From our Remote Works Monthly Newsletter. Sign-up today here.
This month’s reflection is brought to you from Ali (writing from her sofa nook)
Okay, I'll be completely honest with you. As someone who travels abroad and has lived in exotic locations around the world, I also spend a lot of time (especially this time of year) watching Netflix rather than visiting tourist attractions. Nothing beats popcorn, hot chocolate, and getting sucked into captivating stories on my laptop or big screen.
This year, I’ve been drawn into a trifecta of drama: the cheesy, methodical rhythm of Christmas movies (I have already watched half a dozen this year), the controversial, aggressive games of the World Cup (That shoot-out!), and Harry and Meghan sharing their side of the story, along with intimate Instagram pics, despite the press backlash.
So, how do these three recent television phenomena relate to remote work? There are two camps—both with strong opinions. You simply love it and can't get enough of it, OR you despise it and want to let everyone know.
If we take a step back from the hot takes on remote work and the haters of Christmas movies featuring Lindsay Lohan (may I repeat, I am not one of them), we can acknowledge why the division exists and what to do about it.
The first step is thinking about the intentions and asking yourself: “why?” or “what is the importance or significance of this opinion?”
For example, a Christmas movie might be intended to provide an escape into a predictably dreamy story, during a time that can be lonely and stressful. Or, the World Cup might be significant because it depicts a story of passion and hard work (especially if there’s an underdog at play). The sport can raise awareness of one's own emotions and camaraderie while reminding us that we are one of many in this wide world of countries and cultures. On the other hand, Harry and Meghan’s story may symbolize the importance of speaking your mind, regardless of what others think.

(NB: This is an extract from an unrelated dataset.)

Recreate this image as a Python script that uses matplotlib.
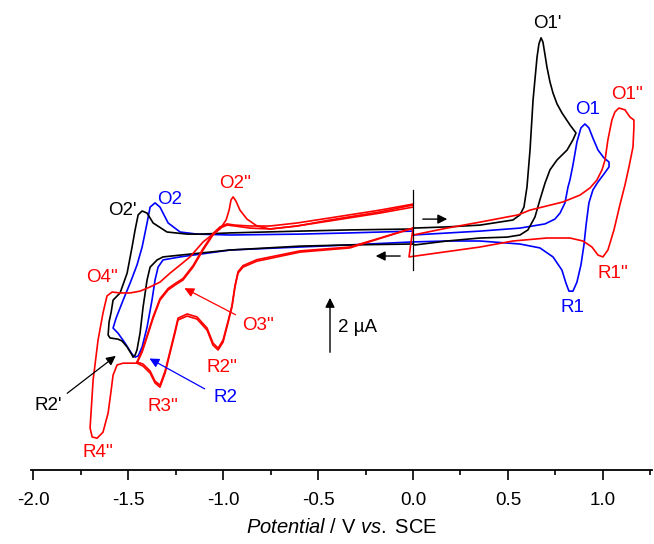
import matplotlib
matplotlib.use('Agg')
import matplotlib.pyplot as plt
from matplotlib.ticker import MultipleLocator

plt.rcParams['font.family'] = ['Liberation Sans', 'DejaVu Sans']
plt.rcParams['mathtext.fontset'] = 'custom'
plt.rcParams['mathtext.rm'] = 'Liberation Sans'
plt.rcParams['mathtext.it'] = 'Liberation Sans:italic'

# potential in V vs SCE, current in uA (anodic up)
black_v = [0.0, 0.179, 0.353, 0.526, 0.563, 0.584, 0.600, 0.616, 0.632, 0.653, 0.663, 0.674, 0.684,
           0.695, 0.705, 0.721, 0.737, 0.758, 0.784, 0.826, 0.858, 0.842, 0.811, 0.758, 0.721, 0.695,
           0.668, 0.642, 0.605, 0.563, 0.495, 0.353, 0.179, 0.011, 0.0,
           -0.332, -0.595, -0.963, -1.226, -1.316, -1.347, -1.384, -1.400, -1.421, -1.437, -1.453,
           -1.463, -1.474, -1.479, -1.505, -1.532, -1.553, -1.595, -1.605, -1.600, -1.589, -1.579,
           -1.542, -1.505, -1.479, -1.463, -1.447, -1.426, -1.400, -1.368, -1.295, -1.189, -1.121,
           -0.963, -0.595, -0.332, 0.0]
black_i = [0.13, 0.17, 0.23, 0.40, 0.57, 0.83, 1.50, 2.73, 4.40, 5.83, 6.27, 6.47, 6.33,
           5.90, 5.50, 5.00, 4.63, 4.27, 3.97, 3.57, 3.30, 3.07, 2.73, 2.40, 2.07, 1.63,
           1.07, 0.50, 0.07, -0.10, -0.17, -0.20, -0.30, -0.43, -0.40,
           -0.43, -0.47, -0.60, -0.77, -0.83, -0.93, -1.17, -1.60, -2.50, -3.37, -3.93,
           -4.10, -4.17, -4.10, -3.83, -3.63, -3.57, -3.53, -3.43, -3.00, -2.67, -2.27,
           -2.03, -1.37, -0.50, 0.07, 0.57, 0.70, 0.63, 0.30, 0.00, -0.07, -0.07,
           -0.03, 0.03, 0.07, 0.10]

blue_v = [0.0, 0.353, 0.563, 0.695, 0.747, 0.774, 0.800, 0.816, 0.826, 0.842, 0.863, 0.884, 0.905,
          0.926, 0.947, 0.974, 1.005, 1.032, 1.032, 1.005, 0.974, 0.947, 0.926, 0.911, 0.900, 0.884,
          0.863, 0.842, 0.821, 0.805, 0.784, 0.737, 0.668, 0.563, 0.353, 0.179, 0.0,
          -0.332, -0.595, -0.963, -1.226, -1.316, -1.342, -1.358, -1.374, -1.400, -1.426, -1.447,
          -1.463, -1.479, -1.516, -1.553, -1.579, -1.563, -1.526, -1.489, -1.453, -1.426, -1.400,
          -1.384, -1.358, -1.332, -1.289, -1.226, -1.137, -0.963, -0.595, -0.332, 0.0]
blue_i = [-0.10, 0.03, 0.13, 0.27, 0.43, 0.63, 0.97, 1.50, 1.73, 2.23, 3.00, 3.47, 3.60,
          3.47, 3.13, 2.73, 2.47, 2.33, 2.17, 1.93, 1.67, 1.40, 0.97, 0.23, -0.43, -1.10,
          -1.67, -1.97, -1.97, -1.70, -1.27, -0.83, -0.53, -0.40, -0.30, -0.30, -0.33,
          -0.43, -0.50, -0.60, -0.83, -0.93, -1.17, -1.60, -2.27, -3.17, -3.83, -4.13,
          -4.17, -4.07, -3.70, -3.37, -3.20, -2.87, -2.27, -1.70, -1.10, -0.50, 0.30,
          0.83, 0.97, 0.83, 0.30, 0.00, -0.07, -0.10, -0.07, -0.03, 0.03]

# red: positive loop, then first cathodic sweep down to -1.7 V
red_pos_v = [0.0, 0.179, 0.353, 0.553, 0.616, 0.789, 0.879, 0.932, 0.968, 0.995, 1.011, 1.026, 1.047,
             1.063, 1.084, 1.116, 1.142, 1.163, 1.163, 1.158, 1.137, 1.116, 1.089, 1.058, 1.026,
             1.000, 0.974, 0.942, 0.895, 0.826, 0.705, 0.526, 0.353, -0.021, 0.0]
red_pos_i = [-0.10, 0.13, 0.33, 0.57, 0.73, 1.00, 1.23, 1.47, 1.73, 2.07, 2.40, 3.07, 3.73,
             4.00, 4.13, 4.07, 3.83, 3.73, 3.50, 2.83, 2.17, 1.57, 0.90, 0.07, -0.60,
             -0.83, -0.77, -0.50, -0.30, -0.20, -0.20, -0.30, -0.50, -0.83, 0.13]

red_cat_v = [0.0, -0.332, -0.595, -0.789, -0.821, -0.895, -0.921, -0.937, -0.953, -0.974, -1.000,
             -1.026, -1.053, -1.084, -1.137, -1.189, -1.237, -1.253, -1.279, -1.305, -1.332, -1.358,
             -1.384, -1.421, -1.453]
red_cat_i = [0.13, -0.53, -0.67, -0.93, -0.97, -1.17, -1.37, -1.83, -2.50, -3.03, -3.67,
             -3.93, -3.77, -3.27, -2.90, -2.80, -2.93, -3.37, -4.03, -4.70, -5.17, -5.03,
             -4.70, -4.47, -4.37]
red_cat2_i = [0.13, -0.50, -0.63, -0.88, -0.92, -1.12, -1.32, -1.78, -2.45, -2.98, -3.60,
              -3.87, -3.70, -3.20, -2.83, -2.73, -2.87, -3.30, -3.97, -4.63, -5.10, -4.97,
              -4.63, -4.40, -4.33]

red_deep_v = [-1.453, -1.489, -1.526, -1.558, -1.579, -1.589, -1.605, -1.632, -1.663, -1.689, -1.700,
              -1.695, -1.684, -1.658, -1.632, -1.611, -1.584, -1.542, -1.489, -1.437, -1.384, -1.332,
              -1.279, -1.226, -1.174, -1.105, -1.053, -1.016, -0.984, -0.968, -0.958, -0.947, -0.932,
              -0.911, -0.874, -0.821, -0.753, -0.611, -0.437, -0.174, 0.0]
red_deep_i = [-4.37, -4.37, -4.37, -4.43, -4.77, -5.27, -6.03, -6.67, -6.87, -6.83, -6.53,
              -6.03, -4.93, -3.60, -2.70, -2.13, -2.00, -2.03, -2.03, -1.97, -1.83, -1.67,
              -1.37, -1.10, -0.83, -0.33, -0.07, 0.10, 0.40, 0.73, 1.07, 1.17, 1.03,
              0.73, 0.43, 0.20, 0.10, 0.20, 0.40, 0.67, 0.90]

red_ret_v = [-1.453, -1.426, -1.400, -1.368, -1.332, -1.289, -1.253, -1.211, -1.158, -1.105, -1.053,
             -1.016, -0.979, -0.937, -0.858, -0.753, -0.611, -0.437, -0.174, 0.0]
red_ret_i = [-4.37, -4.00, -3.50, -2.87, -2.27, -1.93, -1.77, -1.60, -1.17, -0.60, -0.10,
             0.13, 0.23, 0.20, 0.13, 0.10, 0.20, 0.37, 0.63, 0.83]
red_ret3_i = [-4.33, -3.95, -3.45, -2.82, -2.22, -1.88, -1.72, -1.55, -1.12, -0.55, -0.05,
              0.17, 0.27, 0.23, 0.20, 0.20, 0.30, 0.47, 0.73, 0.93]

labels = [("O1'", 0.705, 6.95, 'k'), ('O1', 0.921, 4.07, 'b'), ("O1''", 1.126, 4.57, 'r'),
          ('R1', 0.837, -2.53, 'b'), ("R1''", 1.053, -1.37, 'r'),
          ("O2'", -1.532, 0.73, 'k'), ('O2', -1.279, 1.07, 'b'), ("O2''", -0.937, 1.63, 'r'),
          ("O4''", -1.637, -1.50, 'r'), ("R2''", -1.005, -4.53, 'r'), ("R3''", -1.316, -5.83, 'r'),
          ("R4''", -1.658, -7.33, 'r')]
pointers = [("O3''", -0.816, -3.10, -0.921, -2.80, -1.216, -1.83, 'r'),
            ('R2', -0.989, -5.53, -1.084, -5.27, -1.400, -4.17, 'b'),
            ("R2'", -1.921, -5.77, -1.832, -5.43, -1.553, -4.07, 'k')]

fig = plt.figure(figsize=(6.54, 5.44), dpi=100)
ax = fig.add_axes([0.0474, 0.136, 0.9495, 0.864])

lw = 1.2
ax.plot(blue_v, blue_i, color='#0000ff', lw=lw)
ax.plot(black_v, black_i, color='k', lw=lw)
ax.plot(red_pos_v, red_pos_i, color='#ff0000', lw=lw)
ax.plot(red_cat_v, red_cat_i, color='#ff0000', lw=lw)
ax.plot(red_cat_v, red_cat2_i, color='#ff0000', lw=lw)
ax.plot(red_deep_v, red_deep_i, color='#ff0000', lw=lw)
ax.plot(red_ret_v, red_ret_i, color='#ff0000', lw=lw)
ax.plot(red_ret_v, red_ret3_i, color='#ff0000', lw=lw)

for txt, x, y, c in labels:
    ax.text(x, y, txt, color=c, fontsize=13.5, ha='center', va='center')
for txt, tx, ty, x0, y0, x1, y1, c in pointers:
    ax.text(tx, ty, txt, color=c, fontsize=13.5, ha='center', va='center')
    ax.annotate('', xy=(x1, y1), xytext=(x0, y0),
                arrowprops=dict(arrowstyle='-|>', color=c, lw=0.9, mutation_scale=14))

# scan direction marks at the start potential
ax.plot([0, 0], [1.40, -1.27], color='k', lw=0.9)
ax.annotate('', xy=(0.195, 0.43), xytext=(0.037, 0.43),
            arrowprops=dict(arrowstyle='-|>', color='k', lw=1.0, mutation_scale=14))
ax.annotate('', xy=(-0.211, -0.80), xytext=(-0.053, -0.80),
            arrowprops=dict(arrowstyle='-|>', color='k', lw=1.0, mutation_scale=14))

# 2 uA scale bar
ax.annotate('', xy=(-0.437, -2.10), xytext=(-0.437, -4.10),
            arrowprops=dict(arrowstyle='-|>', color='k', lw=1.0, mutation_scale=14))
ax.text(-0.395, -3.17, '2 µA', fontsize=13.5, ha='left', va='center')

ax.set_xlim(-2.011, 1.258)
ax.set_ylim(-7.93, 7.73)
for s in ['left', 'right', 'top']:
    ax.spines[s].set_visible(False)
ax.spines['bottom'].set_linewidth(1.3)
ax.set_yticks([])
ax.xaxis.set_minor_locator(MultipleLocator(0.25))
ax.set_xticks([-2.0, -1.5, -1.0, -0.5, 0.0, 0.5, 1.0])
ax.set_xticklabels(['-2.0', '-1.5', '-1.0', '-0.5', '0.0', '0.5', '1.0'])
ax.tick_params(axis='x', which='major', direction='out', length=7, width=1.2, labelsize=13.5, pad=9)
ax.tick_params(axis='x', which='minor', direction='out', length=3.5, width=1.2)
ax.set_xlabel(r'$Potential$ / V $vs.$ SCE', fontsize=14.5, labelpad=6)
ax.patch.set_visible(False)

fig.savefig('out.png', dpi=100)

The constant debates over Remote Work, Hybrid Work, and Return to Office that flood my LinkedIn newsfeed highlight reel are not significant because there is a “right way” to work but rather because it highlights the unmet needs in our workplace approach. For some, working from home has left them feeling isolated, missing their community at the office that readily provides an escape from their daily routine. However, the proponents of "work from anywhere" might see how this working model could advance global equity by expanding hiring opportunities, as well as bring a genuine sense of freedom & flexibility for employees.
It’s impossible to persuade one side that they’re right or wrong. Instead, what if we focused on the underlying goals, needs, and values of each side, in order to have a more meaningful and productive discussion?
Step two is to ask yourself, “what can we do about it?” or “how might we meet these needs or goals in a new way?”
Rather than over-indulging in cheesy movies this holiday season, we might consider how else we can bring a sense of happiness, community, and truth into our pastimes. Or, for remote work, we can reframe the question: how can we design a work experience that allows for individuality, promotes getting the work done in a productive and equitable manner, and ensures our teams’ emotional needs are met?
By flipping the script, we avoid seeing things from simplistic, two-sided perspectives and instead bring more nuance to the discussion.
Why do I hold a certain belief about remote work?
What needs or values does that belief represent?
How else can I get those needs met in my work or daily life?